Mas a um adulto que tem tudo o que é que se pode oferecer para que ele continue a lutar, para que ele continue a correr como se fosse uma criança a quem prometeram um gelado? Talvez um vislumbre de glória com a camisola do país seja prémio suficiente para aguentar as horas nos aviões, nos hotéis, nos autocarros, em treinos e palestras, em compromissos publicitários e sessões de recuperação. Talvez aquele escudo na camisola valha todos os sacrifícios. Ou talvez o que os faça continuar seja o desejo de recuperar a liberdade perdida. Dentro de cada neo-milionário destes, dentro da cabeça de cada estrela global, dentro do coração de cada jogador adulto, há ainda uma criança pobre que joga à bola não para enriquecer, mas para jogar à bola, para continuar a ser criança, para continuar a ser livre, para conquistar o direito a saborear um gelado no final do jogo, um gelado que tem o sabor da vitória, da infância, da liberdade.
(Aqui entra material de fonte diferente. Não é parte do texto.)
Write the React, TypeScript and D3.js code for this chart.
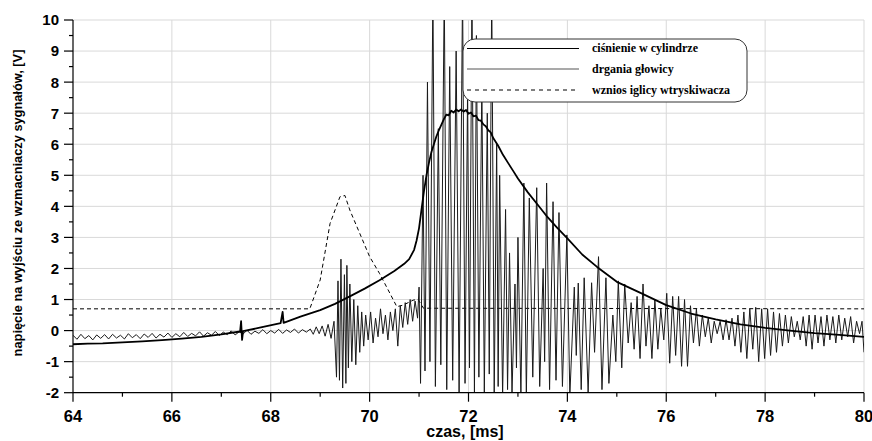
import React from 'react';
import * as d3 from 'd3';

const WIDTH = 872;
const HEIGHT = 441;
const PLOT = { left: 73, right: 864, top: 20, bottom: 392.7 };

const xTicks = [64, 66, 68, 70, 72, 74, 76, 78, 80];
const xMinorTicks = [65, 67, 69, 71, 73, 75, 77, 79];
const yTicks = [-2, -1, 0, 1, 2, 3, 4, 5, 6, 7, 8, 9, 10];
const yMinorTicks = [-1.5, -0.5, 0.5, 1.5, 2.5, 3.5, 4.5, 5.5, 6.5, 7.5, 8.5, 9.5];

const seriesNames = ['ciśnienie w cylindrze', 'drgania głowicy', 'wznios iglicy wtryskiwacza'];

// ciśnienie w cylindrze [ms, V]
const pressure: [number, number][] = [
  [64.0, -0.44], [64.3, -0.42], [64.6, -0.41], [65.0, -0.38], [65.4, -0.35], [65.8, -0.31],
  [66.2, -0.26], [66.6, -0.2], [67.0, -0.12], [67.38, -0.03], [67.4, 0.3], [67.42, -0.3],
  [67.44, -0.02], [67.8, 0.1], [68.2, 0.24], [68.24, 0.6], [68.26, 0.25], [68.6, 0.45],
  [69.0, 0.66], [69.3, 0.86], [69.6, 1.1], [69.9, 1.35], [70.2, 1.62], [70.5, 1.92],
  [70.7, 2.15], [70.8, 2.3], [70.9, 2.6], [70.95, 2.9], [71.0, 3.3], [71.05, 3.9],
  [71.1, 4.5], [71.15, 5.0], [71.2, 5.4], [71.25, 5.75], [71.3, 6.0], [71.35, 6.25],
  [71.4, 6.45], [71.45, 6.62], [71.5, 6.8], [71.55, 6.95], [71.6, 6.93], [71.65, 7.08],
  [71.7, 7.02], [71.75, 7.12], [71.8, 7.06], [71.85, 7.12], [71.9, 7.05], [71.95, 7.1],
  [72.0, 6.98], [72.05, 7.02], [72.1, 6.9], [72.15, 6.92], [72.2, 6.78], [72.25, 6.76],
  [72.3, 6.64], [72.35, 6.58], [72.4, 6.45], [72.45, 6.38], [72.5, 6.2], [72.6, 5.95],
  [72.7, 5.65], [72.8, 5.4], [72.9, 5.15], [73.0, 4.9], [73.2, 4.45], [73.4, 4.05],
  [73.6, 3.65], [73.8, 3.3], [74.0, 2.97], [74.3, 2.45], [74.6, 2.05], [75.0, 1.57],
  [75.5, 1.2], [76.0, 0.82], [76.5, 0.55], [77.0, 0.36], [77.5, 0.2], [78.0, 0.09],
  [78.5, 0.0], [79.0, -0.08], [79.5, -0.14], [80.0, -0.2],
];

// wznios iglicy wtryskiwacza
const needleLift: [number, number][] = [
  [64.0, 0.7], [68.79, 0.7], [69.0, 1.63], [69.2, 3.45], [69.4, 4.31], [69.5, 4.35],
  [69.6, 3.88], [69.8, 3.13], [70.0, 2.38], [70.2, 1.84], [70.41, 1.2], [70.55, 0.77],
  [70.68, 0.82], [70.88, 0.98], [70.98, 1.0], [71.09, 0.72], [80.0, 0.7],
];

// drgania głowicy: slow part sampled every 0.08 ms from 64 ms
const vibBaseStart = 64;
const vibBaseStep = 0.08;
const vibBase = [
  -0.15, -0.28, -0.12, -0.26, -0.16, -0.3, -0.14, -0.25, -0.13, -0.27,
  -0.12, -0.24, -0.15, -0.27, -0.1, -0.23, -0.13, -0.26, -0.11, -0.22,
  -0.09, -0.24, -0.12, -0.21, -0.08, -0.22, -0.1, -0.2, -0.06, -0.19,
  -0.09, -0.17, -0.04, -0.18, -0.07, -0.15, -0.03, -0.16, -0.05, -0.13,
  -0.01, -0.14, -0.04, -0.11, 0.01, -0.12, -0.02, -0.09, 0.03, -0.1,
  0.0, -0.08, 0.04, -0.09, 0.02, -0.06, 0.05, -0.08, 0.03, -0.05,
];

// drgania głowicy: remaining part, read as extremes [ms, V]
const vibration: [number, number][] = [
  [68.8, 0.05], [68.86, -0.12], [68.92, 0.12], [68.98, -0.1], [69.04, 0.15], [69.1, -0.18],
  [69.16, 0.2], [69.22, -0.25], [69.28, 0.3], [69.33, -1.5], [69.36, 1.6], [69.39, -1.6],
  [69.42, 2.3], [69.455, -1.85], [69.49, 1.8], [69.52, -1.7], [69.54, 2.1], [69.57, -1.2],
  [69.6, 1.5], [69.64, -1.0], [69.68, 1.0], [69.72, -1.1], [69.76, 0.8], [69.8, -0.7],
  [69.84, 0.6], [69.88, -0.5], [69.92, 0.5], [69.97, -0.3], [70.02, 0.6], [70.07, -0.4],
  [70.12, 0.4], [70.17, -0.2], [70.22, 0.7], [70.27, -0.1], [70.32, 0.5], [70.37, -0.3],
  [70.42, 0.6], [70.47, 0.0], [70.52, 0.7], [70.57, -0.5], [70.62, 0.8], [70.67, 0.1],
  [70.72, 0.9], [70.77, 0.2], [70.82, 1.0], [70.87, 0.3], [70.92, 0.95], [70.97, 0.4],
  [71.0, 1.4], [71.03, -1.7], [71.08, 5.0], [71.12, -1.3], [71.17, 8.0], [71.22, -1.0],
  [71.28, 11], [71.33, -1.8], [71.39, 6.5], [71.44, -1.1], [71.51, 11], [71.56, -1.9],
  [71.62, 8.5], [71.68, -1.6], [71.75, 9.0], [71.81, -2.0], [71.88, 11], [71.93, -1.7],
  [71.98, 7.5], [72.02, -1.2], [72.07, 11], [72.12, -2.1], [72.16, 9.5], [72.21, -1.5],
  [72.27, 8.0], [72.32, -2.0], [72.38, 7.0], [72.42, -1.4], [72.47, 11], [72.52, -2.1],
  [72.57, 6.0], [72.6, -1.8], [72.63, 5.0], [72.69, -2.1], [72.75, 3.9], [72.79, -1.9],
  [72.83, 2.5], [72.88, -2.0], [72.94, 1.5], [72.97, -1.2], [73.0, 3.0], [73.06, -2.1],
  [73.12, 4.75], [73.17, -2.1], [73.23, 4.27], [73.3, -1.5], [73.38, 4.6], [73.44, -1.8],
  [73.51, 2.0], [73.54, -1.0], [73.58, 4.75], [73.64, -1.9], [73.71, 4.15], [73.77, -1.6],
  [73.83, 3.8], [73.9, -1.8], [73.99, 3.08], [74.05, -2.1], [74.14, 1.4], [74.18, -0.8],
  [74.22, 1.53], [74.28, -1.9], [74.34, 1.7], [74.42, -2.0], [74.49, 1.54], [74.55, -0.7],
  [74.63, 2.38], [74.7, -1.9], [74.78, 1.7], [74.84, -1.7], [74.92, 0.5], [74.98, -1.0],
  [75.03, 1.6], [75.1, -1.2], [75.16, 1.5], [75.23, -0.4], [75.29, 0.9], [75.35, -0.6],
  [75.41, 1.1], [75.47, -0.9], [75.53, 1.5], [75.59, -0.5], [75.65, 0.8], [75.71, -0.9],
  [75.77, 1.0], [75.83, -0.6], [75.89, 0.7], [75.95, -0.3], [76.01, 1.2], [76.07, -1.05],
  [76.13, 1.1], [76.19, -0.8], [76.25, 1.1], [76.31, -1.15], [76.37, 1.0], [76.43, -1.15],
  [76.49, 0.8], [76.55, -0.4], [76.61, 0.7], [76.67, -0.5], [76.73, 0.5], [76.79, -0.2],
  [76.85, 0.4], [76.91, -0.4], [76.97, 0.3], [77.03, -0.1], [77.09, 0.3], [77.15, -0.3],
  [77.21, 0.35], [77.27, -0.3], [77.33, 0.4], [77.39, -0.5], [77.45, 0.5], [77.51, -0.7],
  [77.57, 0.6], [77.63, -0.9], [77.69, 0.7], [77.75, -0.6], [77.81, 0.75], [77.87, -1.0],
  [77.93, 0.7], [77.99, -0.9], [78.05, 0.7], [78.11, -0.8], [78.17, 0.6], [78.23, -0.7],
  [78.29, 0.55], [78.35, -0.5], [78.41, 0.5], [78.47, -0.4], [78.53, 0.45], [78.59, -0.2],
  [78.65, 0.3], [78.71, -0.3], [78.77, 0.45], [78.83, -0.5], [78.89, 0.5], [78.95, -0.6],
  [79.01, 0.5], [79.07, -0.4], [79.13, 0.45], [79.19, -0.5], [79.25, 0.5], [79.31, -0.3],
  [79.37, 0.45], [79.43, -0.4], [79.49, 0.5], [79.55, -0.3], [79.61, 0.4], [79.67, -0.2],
  [79.73, 0.45], [79.79, -0.4], [79.85, 0.3], [79.91, -0.1], [79.96, 0.3], [80.0, -0.7],
];

const App = () => {
  const x = d3.scaleLinear().domain([64, 80]).range([PLOT.left, PLOT.right]);
  const y = d3.scaleLinear().domain([-2, 10]).range([PLOT.bottom, PLOT.top]);

  const line = d3.line<[number, number]>()
    .x(d => x(d[0]))
    .y(d => y(d[1]));

  const vibAll: [number, number][] = vibBase
    .map((v, i) => [vibBaseStart + i * vibBaseStep, v] as [number, number])
    .concat(vibration);

  const legendX = 463;
  const legendY = 39;
  const rows = [48.5, 69, 90];
  const legendStyles = [
    { stroke: '#000', dash: undefined, width: 1.2 },
    { stroke: '#555', dash: undefined, width: 1.2 },
    { stroke: '#000', dash: '4,4', width: 1 },
  ];

  return (
    <svg width={WIDTH} height={HEIGHT} style={{ position: 'absolute', left: 0, top: 0, background: '#fff' }}>
      <defs>
        <clipPath id="plot-clip">
          <rect x={PLOT.left} y={PLOT.top} width={PLOT.right - PLOT.left} height={PLOT.bottom - PLOT.top} />
        </clipPath>
      </defs>

      {/* grid */}
      <g stroke="#d9d9d9" strokeWidth={1}>
        {yTicks.filter(t => t > -2).map(t => (
          <line key={'gy' + t} x1={PLOT.left} x2={PLOT.right} y1={y(t)} y2={y(t)} />
        ))}
        {xTicks.filter(t => t > 64).map(t => (
          <line key={'gx' + t} x1={x(t)} x2={x(t)} y1={PLOT.top} y2={PLOT.bottom} />
        ))}
      </g>

      {/* series */}
      <g clipPath="url(#plot-clip)" fill="none">
        <path d={line(needleLift) ?? ''} stroke="#000" strokeWidth={1} strokeDasharray="4,3" />
        <path d={line(vibAll) ?? ''} stroke="#1a1a1a" strokeWidth={1} strokeLinejoin="round" />
        <path d={line(pressure) ?? ''} stroke="#000" strokeWidth={1.8} strokeLinejoin="round" />
      </g>

      {/* axes */}
      <g stroke="#000" strokeWidth={1.2}>
        <line x1={PLOT.left} x2={PLOT.left} y1={PLOT.top} y2={PLOT.bottom} />
        <line x1={PLOT.left} x2={PLOT.right} y1={PLOT.bottom} y2={PLOT.bottom} />
        {yTicks.map(t => (
          <line key={'ty' + t} x1={PLOT.left - 9} x2={PLOT.left} y1={y(t)} y2={y(t)} />
        ))}
        {yMinorTicks.map(t => (
          <line key={'tym' + t} x1={PLOT.left - 4} x2={PLOT.left} y1={y(t)} y2={y(t)} />
        ))}
        {xTicks.map(t => (
          <line key={'tx' + t} x1={x(t)} x2={x(t)} y1={PLOT.bottom} y2={PLOT.bottom + 9} />
        ))}
        {xMinorTicks.map(t => (
          <line key={'txm' + t} x1={x(t)} x2={x(t)} y1={PLOT.bottom} y2={PLOT.bottom + 4} />
        ))}
      </g>

      <g fontFamily="'Liberation Sans', Arial, sans-serif" fontWeight="bold" fill="#000">
        {yTicks.map(t => (
          <text key={'ly' + t} x={PLOT.left - 14} y={y(t)} dy="0.36em" textAnchor="end" fontSize={15}>
            {t}
          </text>
        ))}
        {xTicks.map(t => (
          <text key={'lx' + t} x={x(t)} y={PLOT.bottom + 29} textAnchor="middle" fontSize={16.5}>
            {t}
          </text>
        ))}
        <text x={465} y={437} textAnchor="middle" fontSize={16}>czas, [ms]</text>
        <text transform="translate(22, 203) rotate(-90)" textAnchor="middle" fontSize={12.8}>
          napięcie na wyjściu ze wzmacniaczy sygnałów, [V]
        </text>
      </g>

      {/* legend */}
      <g>
        <rect x={legendX} y={legendY} width={284} height={63} rx={12} ry={12} fill="#fff" stroke="#333" strokeWidth={1} />
        {seriesNames.map((name, i) => (
          <g key={name}>
            <line
              x1={legendX + 4}
              x2={legendX + 116}
              y1={rows[i]}
              y2={rows[i]}
              stroke={legendStyles[i].stroke}
              strokeWidth={legendStyles[i].width}
              strokeDasharray={legendStyles[i].dash}
            />
            <text
              x={legendX + 129}
              y={rows[i]}
              dy="0.32em"
              fontFamily="'Liberation Serif', 'Times New Roman', serif"
              fontWeight="bold"
              fontSize={12}
            >
              {name}
            </text>
          </g>
        ))}
      </g>
    </svg>
  );
};

export default App;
Querido Cavani de nove anos, daqui a muitos anos, numa cidade que agora não és capaz de apontar no mapa, serás responsável pela tristeza de milhões de pessoas no meu país e serás responsável pela alegria incontrolável de milhões de compatriotas teus. No meu país falarão do árbitro, de como os teus companheiros queimaram tempo, das oportunidades que desperdiçámos, do mal que jogámos, das escolhas do treinador (confesso-te que já os insultei a todos enquanto via o jogo), mas eu não quero que isto seja sobre nós, quero que isto seja sobre ti, sobre o miúdo que és. Quero dizer-te para não te preocupares porque, por muitos anos que passem, não perderás a alegria, não esquecerás o conselho do teu pai e continuarás a jogar, mesmo famoso e milionário, como um miúdo que quer ganhar um gelado no fim de um jogo. No dia em que eliminares o meu país do campeonato do mundo, sentirei o sabor amargo da derrota, mas como serás tu a marcar os golos, guardarei o doce sabor da tua lição e da tua liberdade.